DESCRIPTION OF THE TASK
For this exercise, output only the lines between the "Give me the matplotlib source for this chart." line and the "ax = fig.add_axes([0.176, 0.132, 0.788, 0.830])" line, both of them included, and skip all pictures.

Collected data entries
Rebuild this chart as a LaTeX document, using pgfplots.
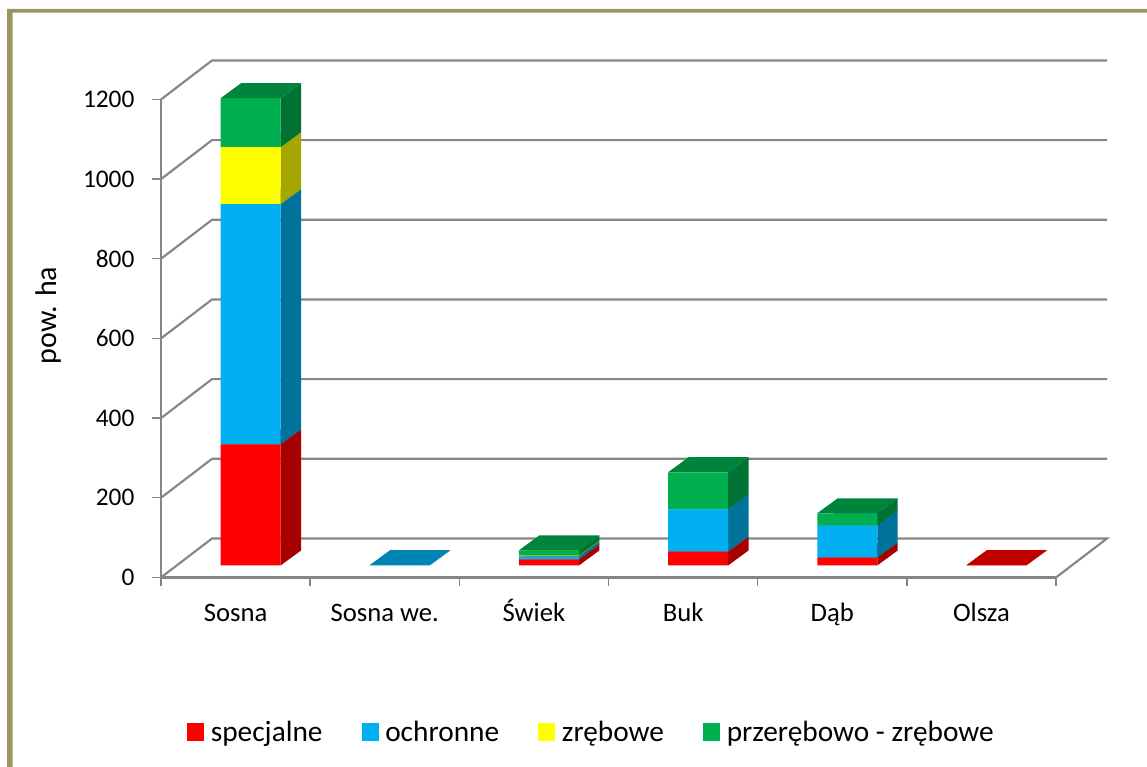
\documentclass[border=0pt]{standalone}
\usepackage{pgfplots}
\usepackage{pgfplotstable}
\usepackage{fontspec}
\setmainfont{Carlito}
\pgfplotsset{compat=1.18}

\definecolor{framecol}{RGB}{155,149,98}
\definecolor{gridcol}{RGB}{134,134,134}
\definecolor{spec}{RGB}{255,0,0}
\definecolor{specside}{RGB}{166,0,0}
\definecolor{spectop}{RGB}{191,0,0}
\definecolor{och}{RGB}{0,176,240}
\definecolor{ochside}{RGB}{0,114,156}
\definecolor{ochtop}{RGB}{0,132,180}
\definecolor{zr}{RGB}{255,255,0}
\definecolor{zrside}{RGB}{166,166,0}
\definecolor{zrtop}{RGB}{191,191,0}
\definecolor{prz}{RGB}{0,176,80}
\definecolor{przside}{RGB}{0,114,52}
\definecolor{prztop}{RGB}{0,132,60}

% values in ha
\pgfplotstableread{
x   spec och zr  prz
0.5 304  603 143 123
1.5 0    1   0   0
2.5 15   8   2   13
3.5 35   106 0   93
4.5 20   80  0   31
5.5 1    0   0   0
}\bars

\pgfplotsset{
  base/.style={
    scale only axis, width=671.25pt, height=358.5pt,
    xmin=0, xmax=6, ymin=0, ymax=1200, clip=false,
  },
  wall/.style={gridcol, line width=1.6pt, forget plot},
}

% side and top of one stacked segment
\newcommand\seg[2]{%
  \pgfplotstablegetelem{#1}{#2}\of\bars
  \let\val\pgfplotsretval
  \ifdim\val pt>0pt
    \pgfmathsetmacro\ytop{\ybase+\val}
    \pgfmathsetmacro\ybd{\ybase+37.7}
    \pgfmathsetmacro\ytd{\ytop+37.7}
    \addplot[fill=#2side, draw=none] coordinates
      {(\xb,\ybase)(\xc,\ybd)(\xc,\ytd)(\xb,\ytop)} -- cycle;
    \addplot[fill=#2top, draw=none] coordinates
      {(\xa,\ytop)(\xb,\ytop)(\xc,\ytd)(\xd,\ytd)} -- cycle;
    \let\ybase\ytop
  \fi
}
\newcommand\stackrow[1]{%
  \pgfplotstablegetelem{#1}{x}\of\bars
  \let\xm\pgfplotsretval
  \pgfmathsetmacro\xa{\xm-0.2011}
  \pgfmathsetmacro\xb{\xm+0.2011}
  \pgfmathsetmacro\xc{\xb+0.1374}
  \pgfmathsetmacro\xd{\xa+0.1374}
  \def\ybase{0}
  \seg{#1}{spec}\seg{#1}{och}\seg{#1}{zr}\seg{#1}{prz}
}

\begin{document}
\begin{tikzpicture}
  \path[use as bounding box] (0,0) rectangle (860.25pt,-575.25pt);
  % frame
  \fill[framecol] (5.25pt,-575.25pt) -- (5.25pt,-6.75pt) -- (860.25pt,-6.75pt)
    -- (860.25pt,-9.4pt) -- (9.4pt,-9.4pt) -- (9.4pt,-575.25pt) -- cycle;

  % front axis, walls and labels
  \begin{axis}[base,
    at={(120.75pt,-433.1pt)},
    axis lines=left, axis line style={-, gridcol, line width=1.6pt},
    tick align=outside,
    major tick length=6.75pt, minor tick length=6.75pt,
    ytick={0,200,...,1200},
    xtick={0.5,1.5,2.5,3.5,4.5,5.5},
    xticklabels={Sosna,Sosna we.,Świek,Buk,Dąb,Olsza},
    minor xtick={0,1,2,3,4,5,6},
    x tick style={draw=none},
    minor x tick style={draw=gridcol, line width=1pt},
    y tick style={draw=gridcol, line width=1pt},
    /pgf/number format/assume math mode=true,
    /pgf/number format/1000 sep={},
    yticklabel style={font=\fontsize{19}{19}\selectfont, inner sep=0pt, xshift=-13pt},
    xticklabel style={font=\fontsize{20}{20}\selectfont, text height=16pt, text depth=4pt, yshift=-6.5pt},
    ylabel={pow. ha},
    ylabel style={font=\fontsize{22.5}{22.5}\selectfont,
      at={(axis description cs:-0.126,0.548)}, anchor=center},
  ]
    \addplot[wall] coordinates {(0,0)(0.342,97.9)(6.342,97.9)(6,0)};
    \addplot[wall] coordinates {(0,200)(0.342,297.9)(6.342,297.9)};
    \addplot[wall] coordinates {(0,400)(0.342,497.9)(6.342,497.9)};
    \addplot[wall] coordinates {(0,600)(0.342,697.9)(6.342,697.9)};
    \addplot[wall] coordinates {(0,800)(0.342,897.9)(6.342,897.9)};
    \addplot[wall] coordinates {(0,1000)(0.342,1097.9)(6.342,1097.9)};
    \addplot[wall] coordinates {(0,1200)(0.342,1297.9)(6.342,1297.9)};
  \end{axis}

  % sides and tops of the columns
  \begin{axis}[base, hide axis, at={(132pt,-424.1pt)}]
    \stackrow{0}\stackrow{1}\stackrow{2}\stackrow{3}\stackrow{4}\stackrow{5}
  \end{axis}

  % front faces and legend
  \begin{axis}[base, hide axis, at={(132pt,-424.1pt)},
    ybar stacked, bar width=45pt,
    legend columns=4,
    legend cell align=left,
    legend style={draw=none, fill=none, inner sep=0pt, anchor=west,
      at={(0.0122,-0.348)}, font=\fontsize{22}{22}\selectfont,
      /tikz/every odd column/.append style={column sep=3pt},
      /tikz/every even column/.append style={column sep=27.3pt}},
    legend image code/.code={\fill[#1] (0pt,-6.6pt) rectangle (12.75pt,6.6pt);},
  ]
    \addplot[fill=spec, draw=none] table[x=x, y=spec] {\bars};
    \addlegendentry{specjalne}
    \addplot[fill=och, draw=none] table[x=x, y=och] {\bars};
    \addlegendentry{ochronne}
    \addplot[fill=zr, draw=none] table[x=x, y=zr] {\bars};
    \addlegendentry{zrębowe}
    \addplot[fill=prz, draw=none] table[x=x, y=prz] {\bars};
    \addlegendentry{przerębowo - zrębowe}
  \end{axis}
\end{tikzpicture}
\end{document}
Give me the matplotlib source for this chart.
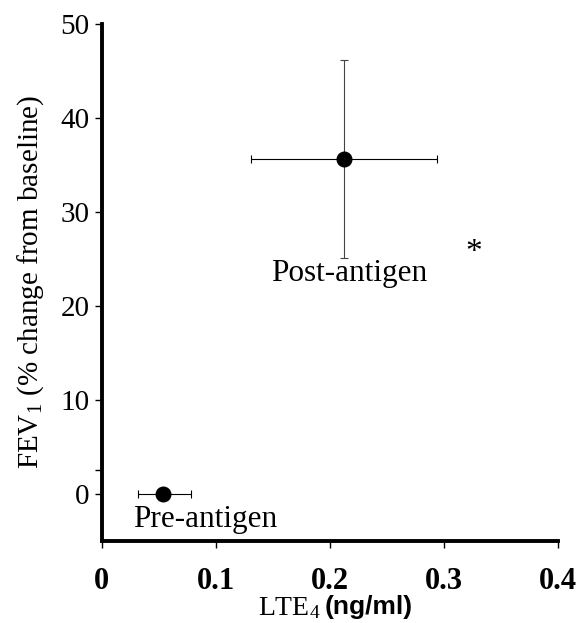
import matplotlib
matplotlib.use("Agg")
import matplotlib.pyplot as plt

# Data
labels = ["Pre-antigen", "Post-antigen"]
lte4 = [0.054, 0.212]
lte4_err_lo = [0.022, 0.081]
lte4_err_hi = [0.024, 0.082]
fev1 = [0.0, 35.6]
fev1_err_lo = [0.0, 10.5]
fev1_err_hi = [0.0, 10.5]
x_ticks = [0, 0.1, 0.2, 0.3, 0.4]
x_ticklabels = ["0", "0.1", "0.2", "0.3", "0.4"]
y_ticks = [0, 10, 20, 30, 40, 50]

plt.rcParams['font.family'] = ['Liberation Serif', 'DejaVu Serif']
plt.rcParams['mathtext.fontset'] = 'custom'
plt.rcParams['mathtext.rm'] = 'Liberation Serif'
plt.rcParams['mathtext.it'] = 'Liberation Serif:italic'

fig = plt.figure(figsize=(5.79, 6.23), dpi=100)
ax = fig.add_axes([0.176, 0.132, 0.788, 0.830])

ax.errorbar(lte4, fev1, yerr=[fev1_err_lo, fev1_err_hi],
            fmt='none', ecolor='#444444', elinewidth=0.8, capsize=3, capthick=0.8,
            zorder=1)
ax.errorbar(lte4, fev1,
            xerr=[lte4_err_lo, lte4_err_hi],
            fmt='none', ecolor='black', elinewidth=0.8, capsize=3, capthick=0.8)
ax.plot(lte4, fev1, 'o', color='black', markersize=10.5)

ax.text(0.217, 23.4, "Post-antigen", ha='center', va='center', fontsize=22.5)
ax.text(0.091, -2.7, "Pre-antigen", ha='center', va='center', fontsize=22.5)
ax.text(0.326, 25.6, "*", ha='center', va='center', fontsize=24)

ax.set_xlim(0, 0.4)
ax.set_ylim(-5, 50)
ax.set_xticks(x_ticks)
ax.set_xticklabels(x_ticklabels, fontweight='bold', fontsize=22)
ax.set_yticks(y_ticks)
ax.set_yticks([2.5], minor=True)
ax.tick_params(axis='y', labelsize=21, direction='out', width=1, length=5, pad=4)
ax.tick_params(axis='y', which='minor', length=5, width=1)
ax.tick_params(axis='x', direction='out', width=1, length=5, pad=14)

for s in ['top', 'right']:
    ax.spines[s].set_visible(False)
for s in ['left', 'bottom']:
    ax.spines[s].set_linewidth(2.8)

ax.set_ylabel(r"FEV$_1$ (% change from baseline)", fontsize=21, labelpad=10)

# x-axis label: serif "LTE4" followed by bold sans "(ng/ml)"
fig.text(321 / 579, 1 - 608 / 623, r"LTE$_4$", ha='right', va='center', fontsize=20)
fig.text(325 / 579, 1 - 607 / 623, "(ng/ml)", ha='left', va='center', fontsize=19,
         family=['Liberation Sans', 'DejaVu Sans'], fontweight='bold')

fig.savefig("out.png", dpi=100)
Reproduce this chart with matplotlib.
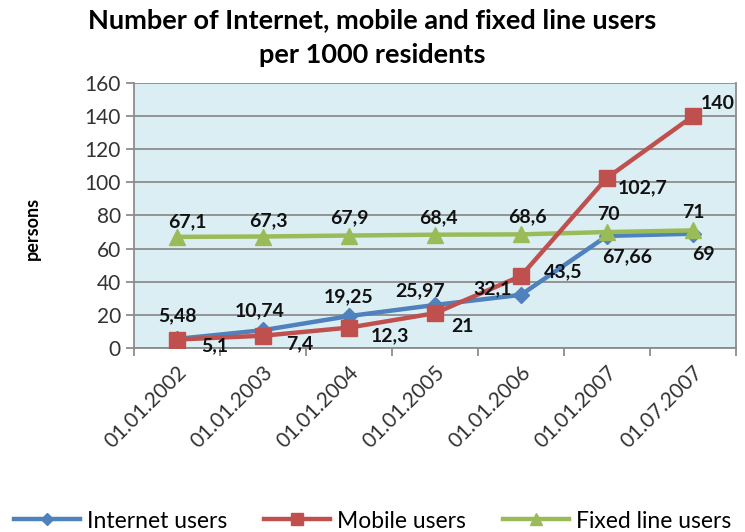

TASK SOLUTION
Give me the matplotlib source for this chart.
import matplotlib
matplotlib.use("Agg")
import matplotlib.pyplot as plt

# Data
labels = ["Pre-antigen", "Post-antigen"]
lte4 = [0.054, 0.212]
lte4_err_lo = [0.022, 0.081]
lte4_err_hi = [0.024, 0.082]
fev1 = [0.0, 35.6]
fev1_err_lo = [0.0, 10.5]
fev1_err_hi = [0.0, 10.5]
x_ticks = [0, 0.1, 0.2, 0.3, 0.4]
x_ticklabels = ["0", "0.1", "0.2", "0.3", "0.4"]
y_ticks = [0, 10, 20, 30, 40, 50]

plt.rcParams['font.family'] = ['Liberation Serif', 'DejaVu Serif']
plt.rcParams['mathtext.fontset'] = 'custom'
plt.rcParams['mathtext.rm'] = 'Liberation Serif'
plt.rcParams['mathtext.it'] = 'Liberation Serif:italic'

fig = plt.figure(figsize=(5.79, 6.23), dpi=100)
ax = fig.add_axes([0.176, 0.132, 0.788, 0.830])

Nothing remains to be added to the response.